Südwind! Seit wir vor zweieinhalb Wochen in Greifswald aufgebrochen sind, rede ich von Südwind. Südwind, der uns, wie im letzten Jahr, lässig die polnische Küste entlang segeln lässt. Südwind, der, weil er von Land kommt, keine große Welle entstehen lässt. So ein Südwind ist jetzt angesagt und es könnte alles so schön sein, wenn nicht die polnische Marine ausgerechnet diese Woche zu einer Übungswoche bestimmt und die beiden Militärgebiete, die direkt hinter Ustka beginnen und sich ca. 25 Seemeilen weit nach Westen erstrecken, für Fischerei und gewöhnliche Seefahrt geschlossen hätte. So segeln wir erst 12 Seemeilen nach Norden und biegen dann nach Westen ab und es kommt, wie schon auf dem Weg nach Ustka: Die Nacht über weht es mit angenehmer Stärke, in den Morgenstunden legt der Wind zu und Rith tobt im zweiten Reff annähernd mit Rumpfgeschwindigkeit über die Wellen (7 Knoten). Allerdings, und da profitieren wir dann doch vom Südwind, auf Halbwindkurs und bei einer moderat bleibenden Welle. Außerdem ist das Wetter schön. Also Schluss mit dem Meckern und den letzten langen Segeltag dieser Reise genießen.

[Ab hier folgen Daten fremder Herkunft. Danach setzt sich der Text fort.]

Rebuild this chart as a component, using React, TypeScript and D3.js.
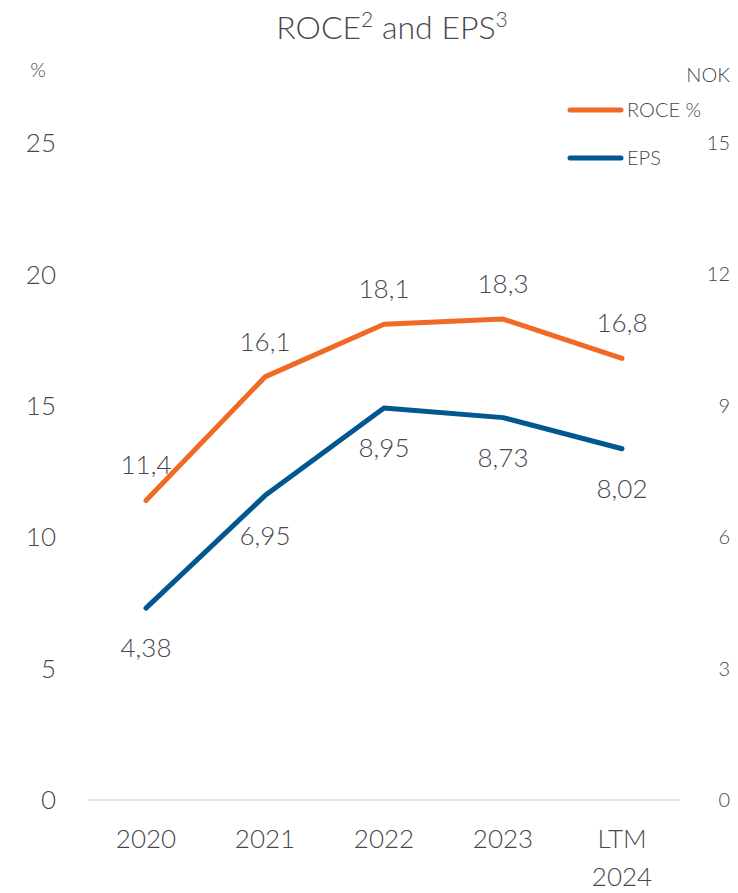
import React from "react";
import * as d3 from "d3";

const categories = ["2020", "2021", "2022", "2023", "LTM\n2024"];
const roce = [11.4, 16.1, 18.1, 18.3, 16.8];
const eps = [4.38, 6.95, 8.95, 8.73, 8.02];
const roceLabels = ["11,4", "16,1", "18,1", "18,3", "16,8"];
const epsLabels = ["4,38", "6,95", "8,95", "8,73", "8,02"];
const leftTicks = [0, 5, 10, 15, 20, 25];
const rightTicks = [0, 3, 6, 9, 12, 15];

const W = 738;
const H = 893;
const ORANGE = "#F06A25";
const BLUE = "#02578F";
const TEXT = "#4A4650";
const FONT = "Lato, 'Open Sans', sans-serif";

export default function App() {
  const x = d3.scalePoint<string>().domain(categories).range([146, 622]);
  const yL = d3.scaleLinear().domain([0, 25]).range([800, 143]);
  const yR = d3.scaleLinear().domain([0, 15]).range([800, 143]);

  const lineL = d3
    .line<number>()
    .x((_, i) => x(categories[i])!)
    .y((d) => yL(d));
  const lineR = d3
    .line<number>()
    .x((_, i) => x(categories[i])!)
    .y((d) => yR(d));

  return (
    <svg
      width={W}
      height={H}
      style={{ position: "absolute", left: 0, top: 0, fontFamily: FONT, fontWeight: 300 }}
    >
      <rect width={W} height={H} fill="#fff" />
      <text x={392} y={39} textAnchor="middle" fontSize={32} fill={TEXT}>
        ROCE<tspan dy={-12} fontSize={21}>2</tspan>
        <tspan dy={12}> and EPS</tspan>
        <tspan dy={-12} fontSize={21}>3</tspan>
      </text>
      <text x={38} y={77} textAnchor="middle" fontSize={20} fill={TEXT}>%</text>
      <text x={730} y={82} textAnchor="end" fontSize={20} fill={TEXT}>NOK</text>

      {leftTicks.map((t) => (
        <text key={"l" + t} x={56} y={yL(t)} dy="0.35em" textAnchor="end" fontSize={26} fill={TEXT}>
          {t}
        </text>
      ))}
      {rightTicks.map((t) => (
        <text key={"r" + t} x={730} y={yR(t)} dy="0.35em" textAnchor="end" fontSize={20} fill={TEXT}>
          {t}
        </text>
      ))}

      <line x1={88} x2={680} y1={yL(0)} y2={yL(0)} stroke="#D9D9D9" strokeWidth={1.5} />

      {categories.map((c) => {
        const lines = c.split("\n");
        return (
          <text key={c} x={x(c)} y={848} textAnchor="middle" fontSize={26} fill={TEXT}>
            {lines.map((ln, j) => (
              <tspan key={j} x={x(c)} dy={j === 0 ? 0 : 38}>
                {ln}
              </tspan>
            ))}
          </text>
        );
      })}

      <path d={lineL(roce)!} fill="none" stroke={ORANGE} strokeWidth={5} strokeLinecap="round" strokeLinejoin="round" />
      <path d={lineR(eps)!} fill="none" stroke={BLUE} strokeWidth={5} strokeLinecap="round" strokeLinejoin="round" />

      {roce.map((v, i) => (
        <text key={"rl" + i} x={x(categories[i])} y={yL(v) - 26} textAnchor="middle" fontSize={26} fill={TEXT}>
          {roceLabels[i]}
        </text>
      ))}
      {eps.map((v, i) => (
        <text key={"el" + i} x={x(categories[i])} y={yR(v) + 49} textAnchor="middle" fontSize={26} fill={TEXT}>
          {epsLabels[i]}
        </text>
      ))}

      <line x1={570} x2={621} y1={110} y2={110} stroke={ORANGE} strokeWidth={5} strokeLinecap="round" />
      <text x={627} y={110} dy="0.35em" fontSize={20} fill={TEXT}>ROCE %</text>
      <line x1={570} x2={621} y1={158} y2={158} stroke={BLUE} strokeWidth={5} strokeLinecap="round" />
      <text x={627} y={158} dy="0.35em" fontSize={20} fill={TEXT}>EPS</text>
    </svg>
  );
}
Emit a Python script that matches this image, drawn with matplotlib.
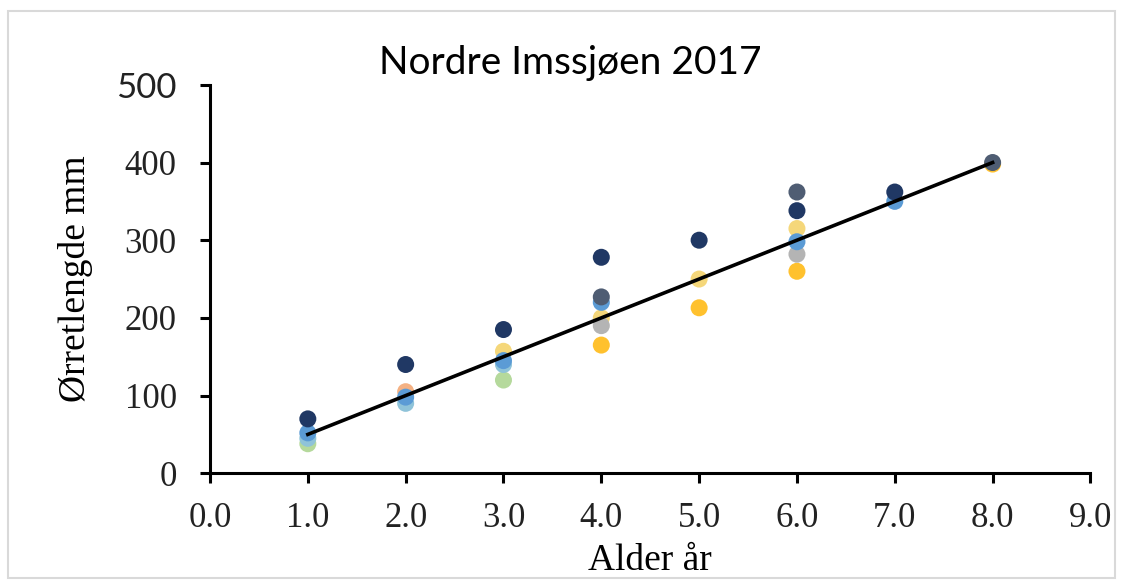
import matplotlib.pyplot as plt
from matplotlib.patches import Rectangle

# Data (alder år, ørretlengde mm), gruppert etter farge
navy_x = [1, 2, 3, 4, 5, 6, 7]
navy_y = [70, 140, 185, 278, 300, 338, 362]
slate_x = [4, 6, 8]
slate_y = [227, 362, 400]
blue_x = [1, 2, 3, 4, 6, 7]
blue_y = [52, 98, 145, 220, 298, 350]
lightblue_x = [1, 2, 3]
lightblue_y = [45, 90, 140]
green_x = [1, 3]
green_y = [38, 120]
yellow_x = [4, 5, 6, 8]
yellow_y = [165, 213, 260, 398]
lightyellow_x = [3, 4, 5, 6]
lightyellow_y = [157, 200, 250, 315]
grey_x = [4, 6]
grey_y = [190, 282]
orange_x = [2]
orange_y = [105]

trend_x = [1, 8]
trend_y = [50, 400]

series = [
    (green_x, green_y, '#b5d99c'),
    (lightblue_x, lightblue_y, '#8fc3d9'),
    (orange_x, orange_y, '#f4b183'),
    (lightyellow_x, lightyellow_y, '#f5d77a'),
    (yellow_x, yellow_y, '#ffc12e'),
    (grey_x, grey_y, '#b4b4b4'),
    (blue_x, blue_y, '#5b9bd5'),
    (slate_x, slate_y, '#4f5d73'),
    (navy_x, navy_y, '#203864'),
]

fig = plt.figure(figsize=(11.23, 5.85), dpi=100)
ax = fig.add_axes([0.187, 0.191, 0.784, 0.664])

for xs, ys, c in series:
    ax.scatter(xs, ys, s=150, color=c, edgecolors='none', zorder=2)

ax.plot(trend_x, trend_y, color='black', lw=2.6, zorder=3)

ax.set_xlim(0, 9)
ax.set_ylim(0, 500)
ax.set_xticks(range(0, 10))
ax.set_xticklabels([f'{v:.1f}' for v in range(0, 10)])
ax.set_yticks(range(0, 501, 100))

for s in ['top', 'right']:
    ax.spines[s].set_visible(False)
for s in ['left', 'bottom']:
    ax.spines[s].set_linewidth(2.2)

ax.tick_params(axis='both', direction='out', length=7, width=2.2,
               labelsize=25, colors='black', labelcolor='#222222')
ax.tick_params(axis='x', pad=14)
ax.tick_params(axis='y', pad=17)
for lab in ax.get_xticklabels() + ax.get_yticklabels():
    lab.set_family('Liberation Serif')
ax.get_yticklabels()[-1].set_family('Lato')

ax.set_xlabel('Alder år', fontsize=27, family='Liberation Serif', labelpad=6)
ax.set_ylabel('Ørretlengde mm', fontsize=27, family='Liberation Serif', labelpad=17)
fig.text(0.508, 0.892, 'Nordre Imssjøen 2017', fontsize=28, family='Lato',
         ha='center', va='center')

fig.patches.append(Rectangle((0.007, 0.012), 0.986, 0.97, transform=fig.transFigure,
                             fill=False, edgecolor='#d9d9d9', lw=1.5))

fig.savefig('out.png', dpi=100)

Im Greifswalder Bodden dann Flaute. Spiegelglatt und ein bisschen überirdisch strahlt unsere zweite Segelheimat uns entgegen. Und wir haben Zeit uns der Stimmung hinzugeben. Keine Brückenöffnung in Wieck, die wir heute noch erreichen wollen, der Ankerplatz kann warten, so schnell muss die letzte Fahrt noch nicht zu Ende gehen. Dunkelheit? Kann uns alte Nachtsegler doch nicht mehr schrecken. Wir kennen doch hier alles, sind hier schon viele Male kreuz und quer gesegelt. Denken wir. Aber da lauert ein Zauber, der alles so seltsam verwandelt, wenn das Tageslicht auf und davon ist. „Ist das jetzt die Ecke, wo immer die Kitesurfer sind?“ „Da vorne steht die Plattform.“ „Das kann nicht sein, so weit sind wir noch nicht.“ „Wieso wird es hier flach, das dürfte doch noch nicht sein?“… Zum Glück ist es eine ziemlich klare Nacht und zum Glück haben weise Menschen, erfahren im Umgang mit nächtlichem Zauber, beleuchtete Seezeichen entwickelt, die uns sicher an den Ankerplatz geleiten.
Seit gut 30 Stunden sind wir unterwegs. Jetzt lassen wir uns noch ein mitternächtliches Mahl schmecken und sinken redlich müde in die Kojen.